Supplied material.

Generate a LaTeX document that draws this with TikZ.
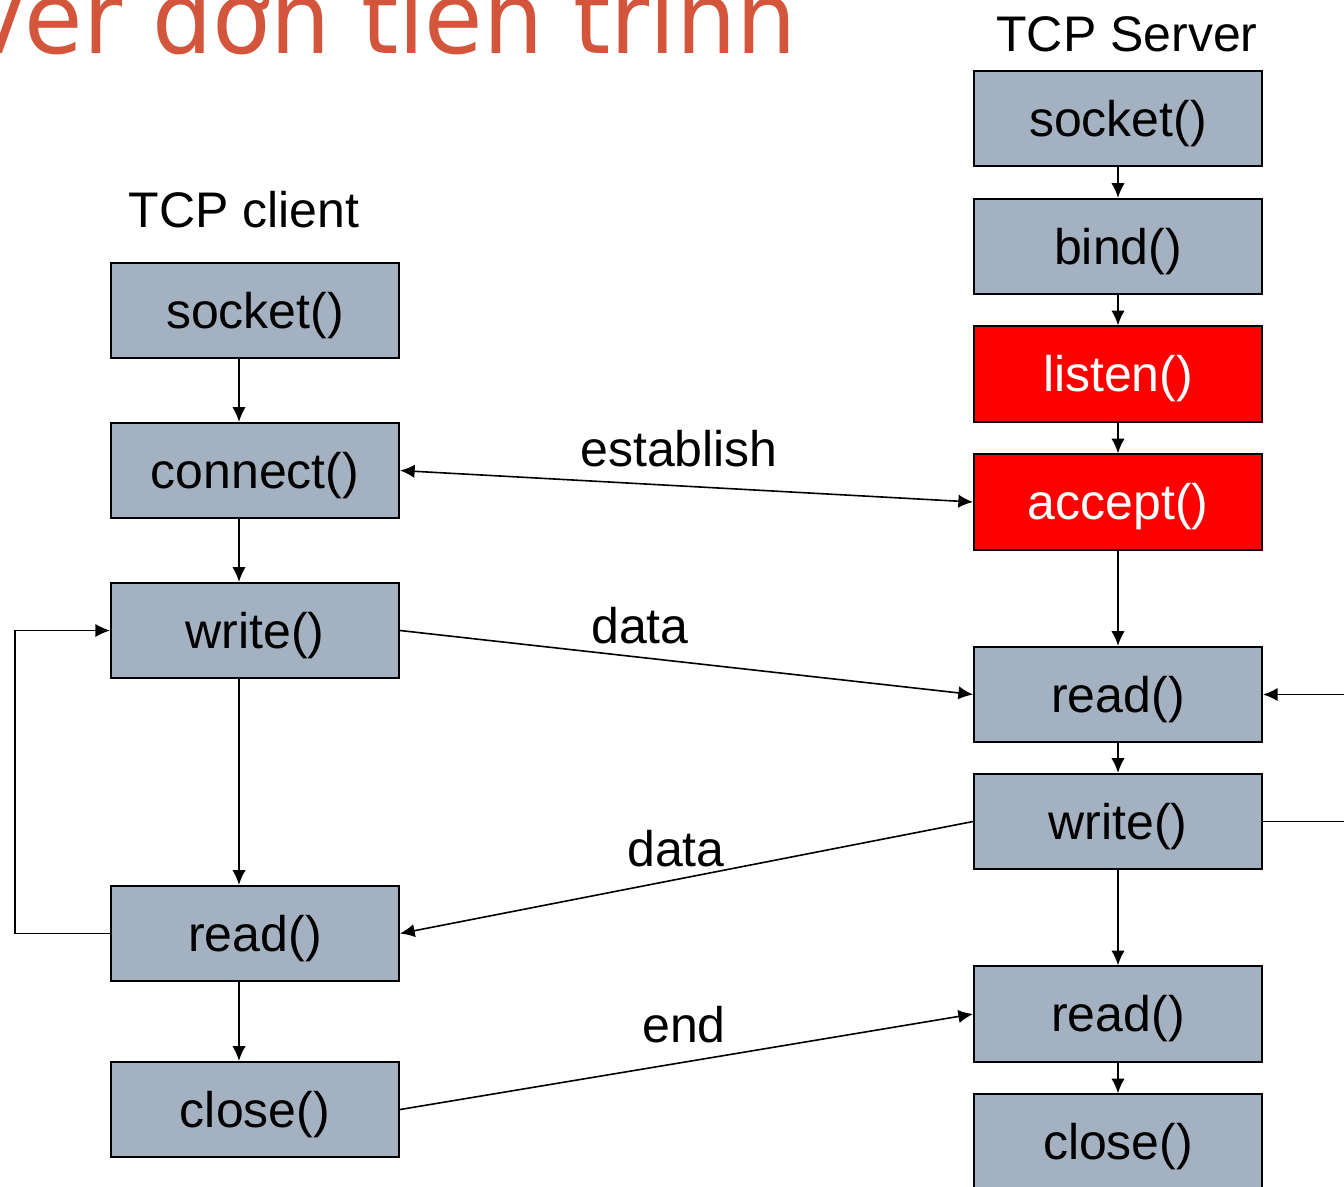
\documentclass[tikz,border=0pt]{standalone}
\usepackage{fontspec}
\setmainfont{Liberation Sans}
\newfontfamily\titlefont{DejaVu Sans}
\usetikzlibrary{arrows.meta}
\definecolor{boxgray}{RGB}{163,177,192}
\definecolor{titlered}{RGB}{210,85,60}
\begin{document}
\begin{tikzpicture}[x=0.75pt,y=-0.75pt,
  box/.style={draw=black, line width=1.5pt, fill=boxgray, minimum width=216pt, minimum height=71.5pt, inner sep=0pt, text height=31pt, text depth=4.5pt, font=\fontsize{37.5pt}{45pt}\selectfont},
  redbox/.style={box, fill=red, text=white},
  lbl/.style={anchor=base, inner sep=0pt, font=\fontsize{37.5pt}{45pt}\selectfont},
  arr/.style={line width=1.2pt, -{Latex[length=11pt,width=10pt]}},
  biarr/.style={line width=1.2pt, {Latex[length=11pt,width=10pt]}-{Latex[length=11pt,width=10pt]}},
  plain/.style={line width=1.2pt}]
\useasboundingbox (0,0) rectangle (1344,1186);
\clip (0,0) rectangle (1344,1186);
% title (clipped at top)
\node[anchor=base east, inner sep=0pt, text=titlered, font=\titlefont\fontsize{75pt}{88pt}\selectfont] (title) at (797,53) {\scalebox{0.95}[1]{ver đơn tiến trình}};
% client
\node[lbl] (tcpc) at (244,227) {TCP client};
\node[box] (cs) at (255,310.5) {socket()};
\node[box] (cc) at (255,470.5) {connect()};
\node[box] (cw) at (255,630.5) {write()};
\node[box] (cr) at (255,933.5) {read()};
\node[box] (ccl) at (255,1109.5) {close()};
% server
\node[lbl] (tcps) at (1127,51) {TCP Server};
\node[box] (ss) at (1118,118.5) {socket()};
\node[box] (sb) at (1118,246.5) {bind()};
\node[redbox] (sl) at (1118,374) {listen()};
\node[redbox] (sa) at (1118,502) {accept()};
\node[box] (sr) at (1118,694.5) {read()};
\node[box] (sw) at (1118,821.5) {write()};
\node[box] (sr2) at (1118,1014) {read()};
\node[box] (scl) at (1118,1142) {close()};
% client vertical arrows
\draw[arr] ([xshift=-12pt]cs.south) -- ([xshift=-12pt]cc.north);
\draw[arr] ([xshift=-12pt]cc.south) -- ([xshift=-12pt]cw.north);
\draw[arr] ([xshift=-12pt]cw.south) -- ([xshift=-12pt]cr.north);
\draw[arr] ([xshift=-12pt]cr.south) -- ([xshift=-12pt]ccl.north);
% server vertical arrows
\draw[arr] (ss.south) -- (sb.north);
\draw[arr] (sb.south) -- (sl.north);
\draw[arr] (sl.south) -- (sa.north);
\draw[arr] (sa.south) -- (sr.north);
\draw[arr] (sr.south) -- (sw.north);
\draw[arr] (sw.south) -- (sr2.north);
\draw[arr] (sr2.south) -- (scl.north);
% cross connectors
\draw[biarr] (cc.east) -- (sa.west);
\draw[arr] (cw.east) -- (sr.west);
\draw[arr] (sw.west) -- (cr.east);
\draw[arr] (ccl.east) -- (sr2.west);
\node[lbl] (l1) at (679,466) {establish};
\node[lbl] (l2) at (640,643) {data};
\node[lbl] (l3) at (676,866) {data};
\node[lbl] (l4) at (684,1042) {end};
% loop
\coordinate (loopx) at (15,0);
\draw[arr] (cr.west) -- (cr.west -| loopx) |- (cw.west);
% right edge
\coordinate (rin) at (1350,694.5);
\coordinate (rout) at (1350,821.5);
\draw[arr] (rin) -- (sr.east);
\draw[plain] (sw.east) -- (rout);
\end{tikzpicture}
\end{document}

Directions.
Copy every line of the data word for word, omitting the images.

Task solution.
Generate a LaTeX document that draws this with TikZ.
\documentclass[tikz,border=0pt]{standalone}
\usepackage{fontspec}
\setmainfont{Liberation Sans}
\newfontfamily\titlefont{DejaVu Sans}
\usetikzlibrary{arrows.meta}
\definecolor{boxgray}{RGB}{163,177,192}
\definecolor{titlered}{RGB}{210,85,60}
\begin{document}
\begin{tikzpicture}[x=0.75pt,y=-0.75pt,
  box/.style={draw=black, line width=1.5pt, fill=boxgray, minimum width=216pt, minimum height=71.5pt, inner sep=0pt, text height=31pt, text depth=4.5pt, font=\fontsize{37.5pt}{45pt}\selectfont},
  redbox/.style={box, fill=red, text=white},
  lbl/.style={anchor=base, inner sep=0pt, font=\fontsize{37.5pt}{45pt}\selectfont},
  arr/.style={line width=1.2pt, -{Latex[length=11pt,width=10pt]}},
  biarr/.style={line width=1.2pt, {Latex[length=11pt,width=10pt]}-{Latex[length=11pt,width=10pt]}},
  plain/.style={line width=1.2pt}]
\useasboundingbox (0,0) rectangle (1344,1186);
\clip (0,0) rectangle (1344,1186);
% title (clipped at top)
\node[anchor=base east, inner sep=0pt, text=titlered, font=\titlefont\fontsize{75pt}{88pt}\selectfont] (title) at (797,53) {\scalebox{0.95}[1]{ver đơn tiến trình}};
% client
\node[lbl] (tcpc) at (244,227) {TCP client};
\node[box] (cs) at (255,310.5) {socket()};
\node[box] (cc) at (255,470.5) {connect()};
\node[box] (cw) at (255,630.5) {write()};
\node[box] (cr) at (255,933.5) {read()};
\node[box] (ccl) at (255,1109.5) {close()};
% server
\node[lbl] (tcps) at (1127,51) {TCP Server};
\node[box] (ss) at (1118,118.5) {socket()};
\node[box] (sb) at (1118,246.5) {bind()};
\node[redbox] (sl) at (1118,374) {listen()};
\node[redbox] (sa) at (1118,502) {accept()};
\node[box] (sr) at (1118,694.5) {read()};
\node[box] (sw) at (1118,821.5) {write()};
\node[box] (sr2) at (1118,1014) {read()};
\node[box] (scl) at (1118,1142) {close()};
% client vertical arrows
\draw[arr] ([xshift=-12pt]cs.south) -- ([xshift=-12pt]cc.north);
\draw[arr] ([xshift=-12pt]cc.south) -- ([xshift=-12pt]cw.north);
\draw[arr] ([xshift=-12pt]cw.south) -- ([xshift=-12pt]cr.north);
\draw[arr] ([xshift=-12pt]cr.south) -- ([xshift=-12pt]ccl.north);
% server vertical arrows
\draw[arr] (ss.south) -- (sb.north);
\draw[arr] (sb.south) -- (sl.north);
\draw[arr] (sl.south) -- (sa.north);
\draw[arr] (sa.south) -- (sr.north);
\draw[arr] (sr.south) -- (sw.north);
\draw[arr] (sw.south) -- (sr2.north);
\draw[arr] (sr2.south) -- (scl.north);
% cross connectors
\draw[biarr] (cc.east) -- (sa.west);
\draw[arr] (cw.east) -- (sr.west);
\draw[arr] (sw.west) -- (cr.east);
\draw[arr] (ccl.east) -- (sr2.west);
\node[lbl] (l1) at (679,466) {establish};
\node[lbl] (l2) at (640,643) {data};
\node[lbl] (l3) at (676,866) {data};
\node[lbl] (l4) at (684,1042) {end};
% loop
\coordinate (loopx) at (15,0);
\draw[arr] (cr.west) -- (cr.west -| loopx) |- (cw.west);
% right edge
\coordinate (rin) at (1350,694.5);
\coordinate (rout) at (1350,821.5);
\draw[arr] (rin) -- (sr.east);
\draw[plain] (sw.east) -- (rout);
\end{tikzpicture}
\end{document}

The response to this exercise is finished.